最後にはハッキネンが追突してしまい、シューマッハはリアウイングを失ったものの、なんとか順位を守って走りきり見事総合優勝を果たしました。
シューマッハはこの翌年1991年、ジョーダンからF1デビュー。いきなり速さを見せて衝撃を与えました。
この年は、上位にミカ・サロやエディ・アーバインなど、後にF1ドライバーとして活躍する若手が数多く存在した豊作の年となったのでした。
佐藤琢磨
2001年、日本人として初めてマカオGPを制したのが、現インディカードライバーである佐藤琢磨。
2000年に挑戦した際は、予選で2位につけるものの、決勝ではリタイア。
リベンジを期した2001年、イギリスF3でも圧倒的な速さを見せてチャンピオンを獲得し勢いを持った佐藤琢磨は、マカオでも危なげなく優勝を果たしました。
実はこの時、既に翌2002年のF1デビューが決まっており、チームオーナーのエディ・ジョーダンからは参加を反対されていたものの、必ず勝つからと説得しレースに出場していました。
見事宣言通りに優勝した佐藤琢磨は、その後のF1でも速さを見せたのです。
2019年マカオGPの注目ドライバー
11月14日から開幕し17日に決勝がスタートする今年のマカオGP。
今年も多数の若手が出場するマカオGPを見る上で、注目のドライバーをご紹介しましょう。
角田裕毅
日本人唯一のエントリーとなる角田裕毅は、弱冠19歳にして今シーズンのFIA-F3をランキング9位でフィニッシュしました。
ホンダだけでなく、レッドブルの育成ドライバーでもある角田は、昨年のFIA-F4を14戦7勝でチャンピオンを獲得。
今シーズンは満を持して海外シリーズに進出することになりました。期待されていたものの、シーズン序盤は初めてのピレリタイヤの特性に苦戦し、中々上位進出することができませんでした。
しかし、タイヤに慣れてきた後半戦では、ベルギーGPのレース2で2位入賞し初表彰台を獲得すると、次戦イタリアGPのレース1でも3位表彰台、そしてレース2では初優勝を達成しました。
来年についてはまだ発表されていませんが、まずは初挑戦となる今年のマカオGPで結果を残して来年へのアピールを成功させてほしいですね。
ロバート・シュワルツマン
今シーズンのFIA-F3チャンピオンはリベンジを期して今年のマカオGPに挑戦します。
20歳のロシア人ドライバーであるシュワルツマンは、2017年にフェラーリ・ドライバー・アカデミーの一員に抜擢されると、フォーミュラールノーでランキング3位を獲得。

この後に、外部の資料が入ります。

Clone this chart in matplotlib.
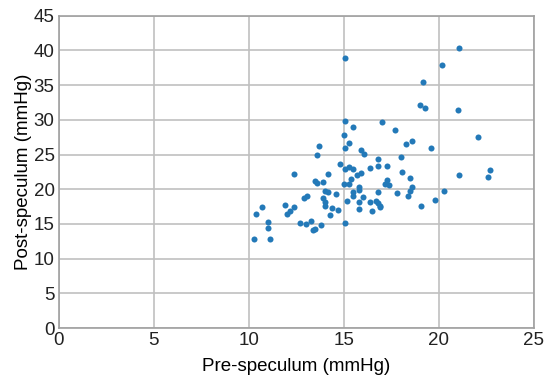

翌2018年には強豪プレマレーシングからヨーロッパF3にステップアップし、そこでもランキング3位。
そして、GP3とヨーロッパF3が統合された今シーズンはチャンピオン獲得と、順調に結果を残しています。
来年度のFIA-F2への参戦がほぼ決定的と言われているだけに、F3最後のレースとなる可能性の高いマカオGPで優勝という結果を狙いに来るでしょう。
ダニエル・ティクトゥム
カーリンからエントリーしているマカオGP2連覇中の20歳は、イギリス出身のドライバー。
今シーズン途中までスーパーフォーミュラーにチーム無限から参戦していたため、日本でも一定の知名度があるドライバーだと言えるでしょう。
2015年にイギリスF4で報復行為を行った過去からメンタル面に問題があると言われており、今シーズン途中でレッドブル育成から外されSFのシートを失った原因の一つとも言われています。
ただし、速さは一級線。過去誰も達成していないマカオGP3連覇を果たすことができるのか、注目です。
まとめ
難攻不落でドライバーとしてのセンスが問われることから、若手の登竜門として今でも世界中から注目されているマカオGP。
近年ではF1へステップアップした優勝ドライバーがいないのが残念ですが、それでもWECやDTMなどのドライバーとして、各地で活躍しています。
将来のトップドライバーの原石たちが激しく争うマカオGP、公式によるライブ配信もありますし、週末のご予定にレース観戦はいかがでしょうか?